The intermittency of VREs will result in the deformation of the net load (system load minus VREs generation) pattern to be met by dispatchable generation units. This deformation will result in the reduction of the system minimum net load level as well as increasing the amplitude and frequency of the net load ramps. Accordingly, this net load deformation will introduce a number of technical and economic problems that can threat the stable and economic operation of the power system. The technical problems include supply/demand imbalances and cyclic operation of thermal generation units which will cause these units to work at its Minimum Stable Generation (MSG) levels with reduced efficiency and also increasing the ramping requirements from these units. This cyclic operation will also increase the mechanical stress on the generation unit's internal parts hence resulting in increased maintenance requirements and reduced life time of thermal generation units. The economic problems will cover the economic losses in the national economy due to the shortage in electricity supplies, increased operation and maintenance costs, life time reduction and reduced efficiency of thermal generation units due to the cyclic operation [2,3,4,5].

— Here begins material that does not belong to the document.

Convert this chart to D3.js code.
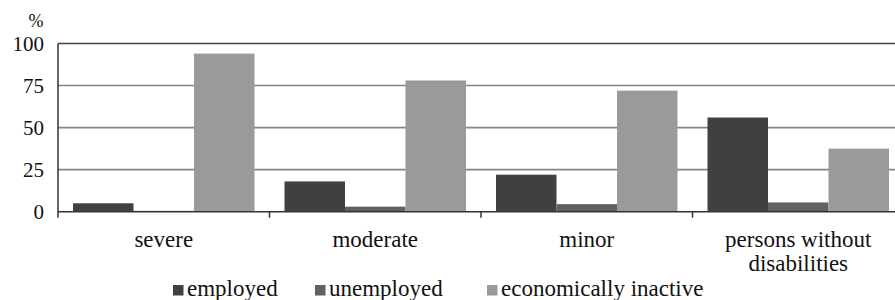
<!DOCTYPE html>
<html>
<head>
<meta charset="utf-8">
<script src="https://cdn.jsdelivr.net/npm/d3@7"></script>
</head>
<body style="margin:0;background:#fff">
<svg id="chart" width="895" height="300"></svg>
<script>
// chart data
var categories = ["severe", "moderate", "minor", "persons without disabilities"];
var series = ["employed", "unemployed", "economically inactive"];
var employed = [5, 18, 22, 56];
var unemployed = [0.5, 3, 4.5, 5.5];
var inactive = [94, 78, 72, 37.5];
var yTicks = [0, 25, 50, 75, 100];
var colors = ["#404040", "#616161", "#9a9a9a"];

var FONT = "'Liberation Serif'";
var values = [employed, unemployed, inactive];
var svg = d3.select("#chart");

var plotLeft = 58, plotRight = 904, plotTop = 43.5, plotBottom = 211.7;

var x0 = d3.scaleBand().domain(categories).range([plotLeft, plotRight]);
var x1 = d3.scaleBand().domain(series).range([0, x0.bandwidth()]).paddingOuter(0.248);
var y = d3.scaleLinear().domain([0, 100]).range([plotBottom, plotTop]);

// gridlines
svg.append("g").selectAll("line")
    .data(yTicks.filter(function(t) { return t > 0; }))
    .enter().append("line")
    .attr("x1", plotLeft).attr("x2", plotRight)
    .attr("y1", function(d) { return y(d); })
    .attr("y2", function(d) { return y(d); })
    .attr("stroke", function(d) { return d == 100 ? "#444" : "#858585"; })
    .attr("stroke-width", 1.6);

// bars
categories.forEach(function(cat, ci) {
    series.forEach(function(s, si) {
        var v = values[si][ci];
        svg.append("rect")
            .attr("x", x0(cat) + x1(s))
            .attr("y", y(v))
            .attr("width", x1.bandwidth())
            .attr("height", y(0) - y(v))
            .attr("fill", colors[si]);
    });
});

// axes lines
svg.append("line").attr("x1", plotLeft).attr("x2", plotLeft).attr("y1", plotTop).attr("y2", plotBottom + 6)
    .attr("stroke", "#333").attr("stroke-width", 1.5);
svg.append("line").attr("x1", plotLeft).attr("x2", plotRight).attr("y1", plotBottom).attr("y2", plotBottom)
    .attr("stroke", "#333").attr("stroke-width", 1.5);
categories.forEach(function(cat) {
    var xx = x0(cat) + x0.bandwidth();
    svg.append("line").attr("x1", xx).attr("x2", xx).attr("y1", plotBottom).attr("y2", plotBottom + 6)
        .attr("stroke", "#333").attr("stroke-width", 1.5);
});

// y tick labels
svg.append("g").selectAll("text")
    .data(yTicks)
    .enter().append("text")
    .attr("x", 44)
    .attr("y", function(d) { return y(d); })
    .attr("dy", "0.34em")
    .attr("text-anchor", "end")
    .attr("fill", "#111")
    .style("font-family", FONT)
    .style("font-size", "21px")
    .text(function(d) { return d; });

svg.append("text").attr("x", 36).attr("y", 27).attr("text-anchor", "middle")
    .attr("fill", "#111").style("font-family", FONT).style("font-size", "18px").text("%");

// category labels
var catLines = { "persons without disabilities": ["persons without", "disabilities"] };
categories.forEach(function(cat) {
    var lines = catLines[cat] || [cat];
    var t = svg.append("text")
        .attr("x", x0(cat) + x0.bandwidth() / 2)
        .attr("y", 247)
        .attr("text-anchor", "middle")
        .attr("fill", "#111")
        .style("font-family", FONT)
        .style("font-size", "23px");
    lines.forEach(function(l, i) {
        t.append("tspan").attr("x", x0(cat) + x0.bandwidth() / 2)
            .attr("dy", i == 0 ? 0 : 24).text(l);
    });
});

// legend
var legendX = [173, 315, 487];
series.forEach(function(s, i) {
    svg.append("rect").attr("x", legendX[i]).attr("y", 285).attr("width", 10.5).attr("height", 10.5)
        .attr("fill", colors[i]);
    svg.append("text").attr("x", legendX[i] + 14).attr("y", 295.5)
        .attr("fill", "#111").style("font-family", FONT).style("font-size", "23px").text(s);
});
</script>
</body>
</html>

Analyzing the time scale for VREs variations shows that, VREs variability can introduce significant variations in the net demand over the different time scales ranging from seconds, minutes, hours and up to monthly time scales. Second to minute variations usually have small effects compared to hourly and longer time scale variations. In case of wind power for example, small-scale variations are smoothed out due to the inertia of the large rotating wind turbine blades so that, the sharp wind variations occurring in such limited time scales have negligible effects. Similarly, and for solar power, the intensity of solar radiation shows a high stability at these low time scales and once again, these second to minute variations have limited effects on the power system operation. Accordingly, and due to its effect on the dispatchable generation scheduling process, the analyses of VREs variability usually focus on the hourly time scale variations [6,7,8].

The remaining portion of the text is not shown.